Your little boy sounds like he is getting just what he needs and wants. Not everybody has to be a social butterfly. He may find more common ground with others as his interests develop. Probably he'll never be the life and soul of the party, but I know a number of children who were similar to your son at that age and made one or two good friends as they got older, and sometimes even found a group focused on an area they were really interested in.
But this "It's not just about his needs anyway - I know I'll get depressed if I have to spend the next 10 years in the house because he just wants to sit and take a computer apart and my 2 year old also needs social interaction" says to me that he may have to learn to put up with getting dragged out places he isn't terribly keen on, so you and his brother can get your social needs met.

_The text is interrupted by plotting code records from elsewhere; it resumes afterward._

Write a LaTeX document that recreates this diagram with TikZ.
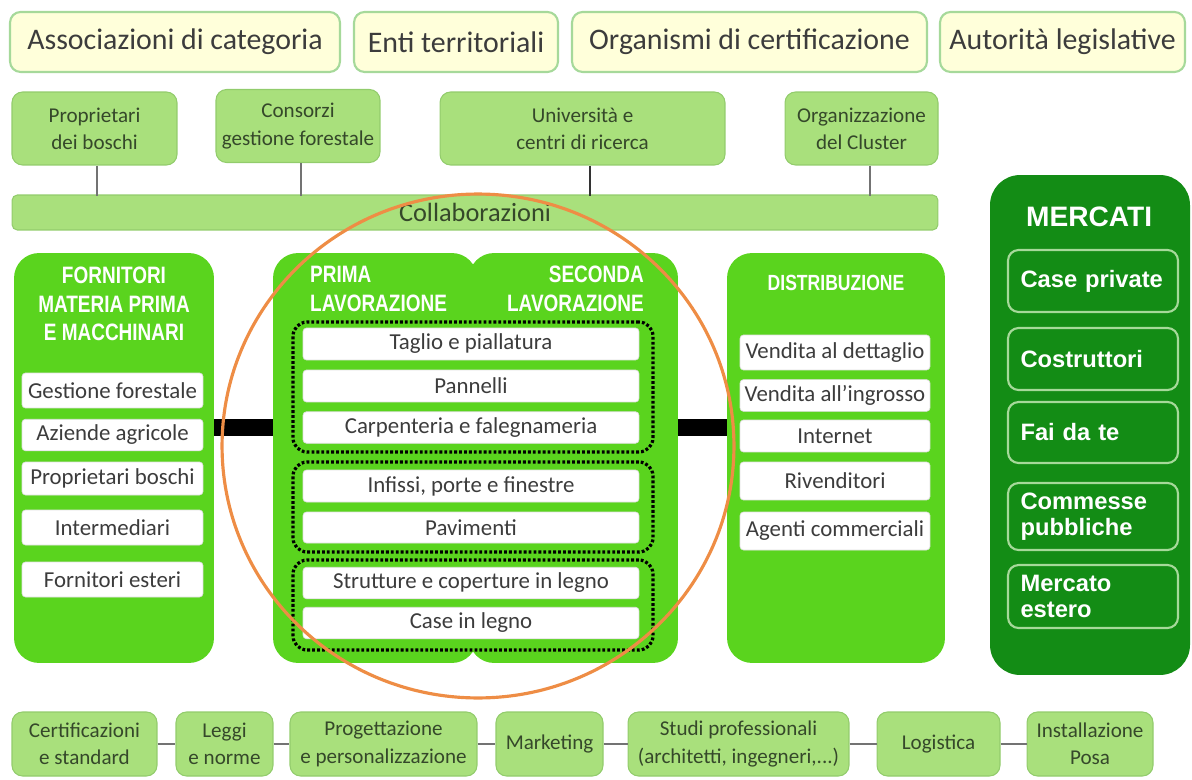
\documentclass[tikz,border=0pt]{standalone}
\usepackage{fontspec}
\setmainfont{Carlito}
\newfontfamily\headfont[FakeStretch=0.8]{Liberation Sans}
\newfontfamily\marketfont{Liberation Sans}
\usetikzlibrary{positioning}
\definecolor{paleyellow}{HTML}{FFFFDA}
\definecolor{edgegreen}{HTML}{A6D99A}
\definecolor{softgreen}{HTML}{A9E07C}
\definecolor{softedge}{HTML}{92CC6C}
\definecolor{brightgreen}{HTML}{5AD41E}
\definecolor{darkgreen}{HTML}{138C15}
\definecolor{ringorange}{HTML}{EE8D45}
\definecolor{textgray}{HTML}{3C3C3C}
\definecolor{olivetext}{HTML}{35482A}

\begin{document}
\begin{tikzpicture}[x=0.02cm,y=-0.02cm,
	topbox/.style={draw=edgegreen, line width=1.2pt, fill=paleyellow, rounded corners=6pt, minimum height=1.2cm, inner xsep=2pt, text=textgray, font=\fontsize{17}{19}\selectfont},
	actor/.style={draw=softedge, line width=0.6pt, fill=softgreen, rounded corners=6pt, align=center, inner xsep=2pt, text=olivetext, font=\fontsize{12}{15.5}\selectfont},
	column/.style={fill=brightgreen, rounded corners=0.5cm, minimum width=#1, minimum height=8.2cm},
	colhead/.style={text=white, align=center, font=\headfont\bfseries\fontsize{13.5}{16.2}\selectfont},
	item/.style={draw=black!12, fill=white, rounded corners=2pt, inner xsep=2pt, text=textgray, font=\fontsize{13}{14}\selectfont, minimum width=#1},
	group/.style={draw=black, line width=1.8pt, dash pattern=on 1.6pt off 1.2pt, rounded corners=8pt, minimum width=7.2cm},
	market/.style={draw=edgegreen, line width=1.2pt, rounded corners=6pt, text width=2.9cm, inner xsep=0.25cm, align=left, text=white, font=\marketfont\bfseries\fontsize{13.5}{14.5}\selectfont},
	link/.style={draw=black!55, line width=1.4pt},
	bar/.style={draw=black, line width=0.34cm},
	]
	\useasboundingbox (0,0) rectangle (1192,780);

	% interlocutori
	\node[topbox, minimum width=6.6cm] at (175, 42) (assoc) {Associazioni di categoria};
	\node[topbox, minimum width=4.08cm] at (456, 42) (enti) {Enti territoriali};
	\node[topbox, minimum width=7.1cm] at (749.5, 42) (organismi) {Organismi di certificazione};
	\node[topbox, minimum width=4.9cm] at (1062.5, 42) (autorita) {Autorità legislative};

	% collaborazioni
	\node[actor, minimum width=3.3cm, minimum height=1.46cm] at (94.5, 128.5) (proprietari) {Proprietari\\dei boschi};
	\node[actor, minimum width=3.28cm, minimum height=1.46cm] at (298, 126) (consorzi) {Consorzi\\gestione forestale};
	\node[actor, minimum width=5.7cm, minimum height=1.46cm] at (582.5, 128.5) (universita) {Università e\\centri di ricerca};
	\node[actor, minimum width=3.06cm, minimum height=1.46cm] at (861.5, 128.5) (cluster) {Organizzazione\\del Cluster};
	\node[actor, rounded corners=3pt, minimum width=18.52cm, minimum height=0.7cm, font=\fontsize{15}{17}\selectfont] at (475, 212.5) (collab) {Collaborazioni};
	\draw[link] ([xshift=0.05cm]proprietari.south) -- ++(0,30);
	\draw[link] ([xshift=0.06cm]consorzi.south) -- ++(0,33);
	\draw[link, draw=black!80] ([xshift=0.15cm]universita.south) -- ++(0,30);
	\draw[link] ([xshift=0.17cm]cluster.south) -- ++(0,30);

	% fornitori
	\node[column=4cm] at (114, 458) (fornitori) {};
	\node[colhead] at (114, 304) (tfornitori) {FORNITORI\\MATERIA PRIMA\\E MACCHINARI};
	\node[item=3.62cm, minimum height=0.7cm] at (112.5, 390.5) (gestione) {Gestione forestale};
	\node[item=3.62cm, minimum height=0.52cm] at (112.5, 435) (aziende) {Aziende agricole};
	\node[item=3.62cm, minimum height=0.66cm] at (112.5, 478.5) (propboschi) {Proprietari boschi};
	\node[item=3.62cm, minimum height=0.7cm] at (112.5, 527.5) (intermediari) {Intermediari};
	\node[item=3.62cm, minimum height=0.7cm] at (112.5, 579.5) (esteri) {Fornitori esteri};

	% lavorazione
	\node[column=4.08cm] at (375, 458) (prima) {};
	\node[column=4.18cm] at (573.5, 458) (seconda) {};
	\node[colhead, anchor=west, align=left] at (304, 289) (tprima) {PRIMA\\LAVORAZIONE};
	\node[colhead, anchor=east, align=right] at (650, 289) (tseconda) {SECONDA\\LAVORAZIONE};
	\node[item=6.72cm, minimum height=0.64cm] at (471, 344) (taglio) {Taglio e piallatura};
	\node[item=6.72cm, minimum height=0.64cm] at (471, 386) (pannelli) {Pannelli};
	\node[item=6.72cm, minimum height=0.62cm] at (471, 427.5) (carpenteria) {Carpenteria e falegnameria};
	\node[item=6.72cm, minimum height=0.64cm] at (471, 486) (infissi) {Infissi, porte e finestre};
	\node[item=6.72cm, minimum height=0.62cm] at (471, 527.5) (pavimenti) {Pavimenti};
	\node[item=6.72cm, minimum height=0.6cm] at (471, 583) (strutture) {Strutture e coperture in legno};
	\node[item=6.72cm, minimum height=0.6cm] at (471, 623) (case) {Case in legno};
	\node[group, minimum height=2.6cm] at (473, 387) (gruppo1) {};
	\node[group, minimum height=1.8cm] at (473, 507) (gruppo2) {};
	\node[group, minimum height=1.8cm] at (473, 605) (gruppo3) {};

	% distribuzione
	\node[column=4.36cm] at (836, 458) (distribuzione) {};
	\node[colhead, font=\headfont\bfseries\fontsize{12.5}{15}\selectfont] at (836, 283) (tdistribuzione) {DISTRIBUZIONE};
	\node[item=3.8cm, minimum height=0.7cm] at (835, 352.5) (dettaglio) {Vendita al dettaglio};
	\node[item=3.8cm, minimum height=0.5cm] at (835, 395.5) (ingrosso) {Vendita all'ingrosso};
	\node[item=3.8cm, minimum height=0.64cm] at (835, 436) (internet) {Internet};
	\node[item=3.8cm, minimum height=0.76cm] at (835, 481) (rivenditori) {Rivenditori};
	\node[item=3.8cm, minimum height=0.76cm] at (835, 531) (agenti) {Agenti commerciali};

	\draw[bar] (fornitori.east |- carpenteria) -- (prima.west |- carpenteria);
	\draw[bar] (seconda.east |- carpenteria) -- (distribuzione.west |- carpenteria);

	% mercati
	\node[fill=darkgreen, rounded corners=0.6cm, minimum width=4cm, minimum height=10cm] at (1090, 425) (mercati) {};
	\node[anchor=west, text=white, font=\marketfont\bfseries\fontsize{16}{18}\selectfont] at (1020, 217) (tmercati) {MERCATI};
	\node[market, minimum height=1.24cm] at (1093, 281) (private) {Case private};
	\node[market, minimum height=1.24cm] at (1093, 359) (costruttori) {Costruttori};
	\node[market, minimum height=1.22cm] at (1093, 432.5) (faidate) {Fai da te};
	\node[market, minimum height=1.34cm] at (1093, 516.5) (commesse) {Commesse\\pubbliche};
	\node[market, minimum height=1.26cm] at (1093, 596.5) (estero) {Mercato\\estero};

	% servizi
	\node[actor, minimum width=2.9cm, minimum height=1.28cm] at (84.5, 744) (certificazioni) {Certificazioni\\e standard};
	\node[actor, minimum width=1.94cm, minimum height=1.28cm] at (224.5, 744) (leggi) {Leggi\\e norme};
	\node[actor, minimum width=3.74cm, minimum height=1.28cm] at (383.5, 744) (progettazione) {Progettazione\\e personalizzazione};
	\node[actor, minimum width=2.14cm, minimum height=1.28cm] at (549.5, 744) (marketing) {Marketing};
	\node[actor, minimum width=4.42cm, minimum height=1.28cm] at (738.5, 744) (studi) {Studi professionali\\(architetti, ingegneri,...)};
	\node[actor, minimum width=2.46cm, minimum height=1.28cm] at (938.5, 744) (logistica) {Logistica};
	\node[actor, minimum width=2.52cm, minimum height=1.28cm] at (1090, 744) (installazione) {Installazione\\Posa};
	\draw[link] (certificazioni) -- (leggi);
	\draw[link] (leggi) -- (progettazione);
	\draw[link] (progettazione) -- (marketing);
	\draw[link] (marketing) -- (studi);
	\draw[link] (studi) -- (logistica);
	\draw[link] (logistica) -- (installazione);

	% focus
	\draw[ringorange, line width=1.8pt] (478, 446) ellipse [x radius=5.12cm, y radius=5.04cm];
\end{tikzpicture}
\end{document}
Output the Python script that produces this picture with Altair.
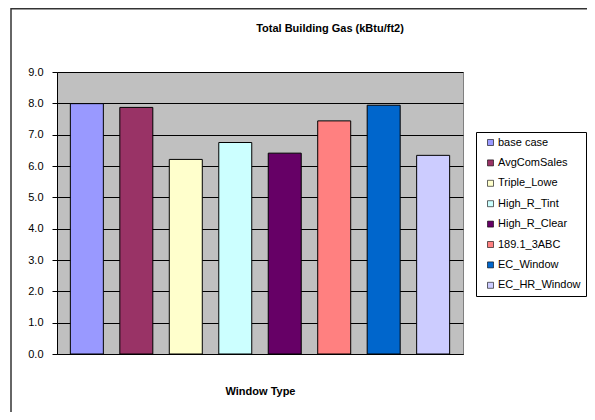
import altair as alt
import pandas as pd

categories = ["base case", "AvgComSales", "Triple_Lowe", "High_R_Tint",
              "High_R_Clear", "189.1_3ABC", "EC_Window", "EC_HR_Window"]
values = [7.99, 7.87, 6.21, 6.75, 6.41, 7.44, 7.94, 6.34]
colors = ["#9999FF", "#993366", "#FFFFCC", "#CCFFFF",
          "#660066", "#FF8080", "#0066CC", "#CCCCFF"]
y_ticks = [0, 1, 2, 3, 4, 5, 6, 7, 8, 9]
chart_title = "Total Building Gas (kBtu/ft2)"

df = pd.DataFrame({"Window": categories, "Gas": values})
one = pd.DataFrame({"k": [0]})

FONT = "Liberation Sans"

bars = alt.Chart(df).mark_bar(stroke="black", strokeWidth=1).encode(
    x=alt.X("Window:N", sort=categories,
            scale=alt.Scale(paddingInner=0.333, paddingOuter=0.27),
            axis=alt.Axis(title="Window Type", labels=False, ticks=False,
                          domainColor="black", titlePadding=31,
                          titleFont=FONT, titleFontSize=11, titleFontWeight="bold",
                          titleColor="black")),
    y=alt.Y("Gas:Q", scale=alt.Scale(domain=[0, 9], nice=False),
            axis=alt.Axis(title=None, values=y_ticks, format=".1f",
                          tickSize=5, tickColor="black", labelPadding=9,
                          labelFont=FONT, labelFontSize=11, labelColor="black",
                          domainColor="black", gridColor="black", gridOpacity=1)),
    color=alt.Color("Window:N", sort=categories,
                    scale=alt.Scale(domain=categories, range=colors),
                    legend=alt.Legend(title=None, orient="none", legendX=419, legendY=60,
                                      strokeColor="black", fillColor="white",
                                      padding=5, rowPadding=8.4,
                                      symbolType="square", symbolSize=36,
                                      symbolStrokeColor="black", symbolStrokeWidth=0.6,
                                      symbolOffset=4, labelOffset=2,
                                      labelFont=FONT, labelFontSize=11,
                                      labelColor="black")),
)

frame_top = alt.Chart(one).mark_rule(color="#333333", strokeWidth=1.5).encode(
    x=alt.value(-46), x2=alt.value(530), y=alt.value(-63.3))
frame_left = alt.Chart(one).mark_rule(color="#333333", strokeWidth=1.5).encode(
    x=alt.value(-46), y=alt.value(-64), y2=alt.value(340))

title_text = alt.Chart(one).mark_text(
    font=FONT, fontSize=11, fontWeight="bold", color="black",
    align="center", baseline="alphabetic").encode(
    x=alt.value(273), y=alt.value(-40), text=alt.value(chart_title))

chart = alt.layer(bars, frame_top, frame_left, title_text).properties(
    width=406, height=282,
    autosize=alt.AutoSizeParams(type="none"),
    padding={"left": 49, "top": 64, "right": 124, "bottom": 58},
).configure_view(fill="#C0C0C0", stroke="#808080")

chart.save("out.html", embed_options={"renderer": "svg", "actions": False})
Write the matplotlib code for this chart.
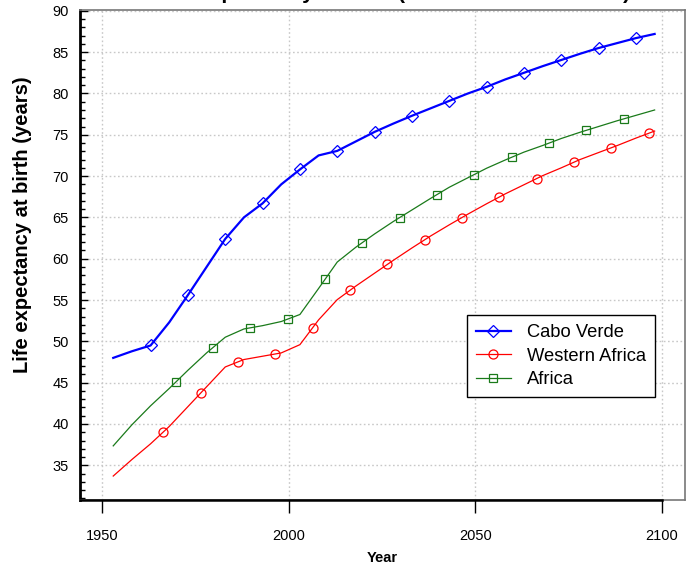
import numpy as np
import matplotlib
matplotlib.use("Agg")
import matplotlib.pyplot as plt
from matplotlib.lines import Line2D
from matplotlib.ticker import MultipleLocator

plt.rcParams['font.family'] = ['Liberation Sans', 'DejaVu Sans']

# 5-year period midpoints
years = [1953, 1958, 1963, 1968, 1973, 1978, 1983, 1988, 1993, 1998,
         2003, 2008, 2013, 2018, 2023, 2028, 2033, 2038, 2043, 2048,
         2053, 2058, 2063, 2068, 2073, 2078, 2083, 2088, 2093, 2098]

cabo_verde = [48.0, 48.8, 49.5, 52.3, 55.6, 59.0, 62.4, 65.0, 66.7, 69.0,
              70.8, 72.5, 73.05, 74.2, 75.35, 76.35, 77.3, 78.2, 79.1, 80.0,
              80.8, 81.7, 82.5, 83.3, 84.05, 84.8, 85.5, 86.1, 86.7, 87.2]

western_africa = [33.7, 35.7, 37.6, 39.7, 42.1, 44.5, 46.9, 47.8, 48.2, 48.6,
                  49.6, 52.6, 55.05, 56.7, 58.25, 59.8, 61.3, 62.75, 64.1, 65.4,
                  66.65, 67.85, 68.95, 70.05, 71.0, 72.0, 72.85, 73.7, 74.6, 75.45]

africa = [37.35, 39.9, 42.2, 44.3, 46.5, 48.6, 50.5, 51.5, 51.9, 52.4,
          53.25, 56.4, 59.6, 61.4, 63.0, 64.5, 65.9, 67.3, 68.65, 69.8,
          70.95, 71.95, 72.9, 73.7, 74.55, 75.3, 76.0, 76.7, 77.35, 78.0]

labels = ['Cabo Verde', 'Western Africa', 'Africa']
series = [cabo_verde, western_africa, africa]
colors = ['#0000ff', '#ff0000', '#1a7a1a']
markers = ['D', 'o', 's']
widths = [1.6, 0.9, 0.9]
msizes = [6, 6.5, 6]
# markers are staggered along each line, one every 10 years
mark_start = [1963.0, 1966.4, 1969.7]
mark_step = 10

fig = plt.figure(figsize=(6.97, 5.70), dpi=100)
ax = fig.add_axes([80 / 697, 1 - 500 / 570, 604.5 / 697, 490 / 570])

for vals, col, mk, lw, ms, m0 in zip(series, colors, markers, widths, msizes, mark_start):
    ax.plot(years, vals, color=col, lw=lw, zorder=3)
    mx = np.arange(m0, years[-1], mark_step)
    my = np.interp(mx, years, vals)
    ax.plot(mx, my, ls='none', marker=mk, ms=ms, mfc='none', mec=col, mew=0.9, zorder=4)

ax.set_xlim(1944.1, 2106.0)
ax.set_ylim(30.8, 90.1)
ax.set_xticks([1950, 2000, 2050, 2100])
ax.yaxis.set_major_locator(MultipleLocator(5))
ax.yaxis.set_minor_locator(MultipleLocator(1))
ax.set_yticks(np.arange(35, 91, 5))

ax.grid(True, color='#c8c8c8', ls=(0, (1.2, 1.8)), lw=1.0, zorder=0)

ax.tick_params(axis='x', direction='out', length=9, width=1, pad=12, labelsize=10.5)
ax.tick_params(axis='y', which='major', direction='in', length=6, width=1, pad=8, labelsize=10.5)
ax.tick_params(axis='y', which='minor', direction='in', length=3.5, width=1)

for side in ['top', 'right']:
    ax.spines[side].set_color('#777777')
    ax.spines[side].set_linewidth(1.2)
ax.spines['left'].set_color('black')
ax.spines['left'].set_linewidth(2.0)
ax.spines['bottom'].set_color('#777777')
ax.spines['bottom'].set_linewidth(1.2)
# black axis line under the data range, R style
x0, x1 = ax.get_xlim()
ax.axhline(ax.get_ylim()[0], xmin=0, xmax=(2100 - x0) / (x1 - x0), color='black', lw=1.8, clip_on=False, zorder=5)

ax.set_xlabel('Year', fontsize=10.5, fontweight='bold', labelpad=6)
ax.set_ylabel('Life expectancy at birth (years)', fontsize=14.5, fontweight='bold')
ax.yaxis.set_label_coords(-0.08, 0.561)

fig.text(0.563, 1.002, 'Life expectancy at birth (both sexes combined)',
         ha='center', va='baseline', fontsize=15.3, fontweight='bold')

handles = [Line2D([], [], color=c, lw=lw, marker=m, ms=ms, mfc='none', mec=c, mew=0.9)
           for c, lw, m, ms in zip(colors, widths, markers, msizes)]
leg = ax.legend(handles, labels, loc='upper left', bbox_to_anchor=(0.6397, 0.378),
                borderaxespad=0, fontsize=13.2, fancybox=False, framealpha=1,
                edgecolor='black', handlelength=1.9, handletextpad=0.9,
                labelspacing=0.36, borderpad=0.5)
leg.get_frame().set_linewidth(1.0)

fig.savefig('out.png', dpi=100)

That's part of being a family, and so long as he doesn't absolutely hate going out, I'm sure you can find a compromise. For example, perhaps he can bring a book or something to play with in case he isn't feeling sociable. At the home ed groups I go to, there are generally one or two kids sitting in the corner or waiting in the car doing their own thing while the rest of the family socialises. Nobody thinks anything of it. You could invite other families to your home and give your older son permission to go off and do his own thing. Just because you and your 2yo are having a playdate with another family doesn't mean he has to join in. So long as the other family has been told that he isn't always sociable, and aren't expecting him to join in, they won't be offended. If you have some interesting stuff for visiting children to play with, they will probably enjoy themselves regardless of whether your son plays with them.
And it's likely you won't feel you have to wait till he is 16 to go out without him! Many HE families I know, including my own, regularly leave older children home alone while parents take younger children out. I know of more HE children who are left alone from a younger age than schoolchildren, though of course every family and every child is different and I also know HE teens who are never left alone.
Leaving kids home alone isn't done out of necessity: older kids can generally be taken along if their parents feel they need supervision. In my opinion HE children, because they spend so much time with their parents, get more coaching in life skills and situations. And having spent so much time together in a range of situations, their parents actually know them better. As a result, parents feel that they know whether their kids are ready to be left alone, and can predict what the likeliest potential problems are and how they can prepare their children for those situations. I always used to be quite baffled when I read posts from parents (of schoolchildren) asking, "At what age should my child be allowed to...?" and I'd think, "Well, how on earth should I know? I don't even know her, or your situation. She's YOUR child; don't YOU know whether she can safely do that?" But then, talking to people, I eventually realised that many parents do not actually see their children for enough hours of the day to be able to predict how they will react. I think this may contribute to a culture of overprotectiveness, a better-safe-than-sorry, you-never-know-what-they-might-do attitude.
Anyway, your little boy sounds absolutely lovely!! I hope you are enjoying your time together and that you will find ways to get what you and your younger son need too!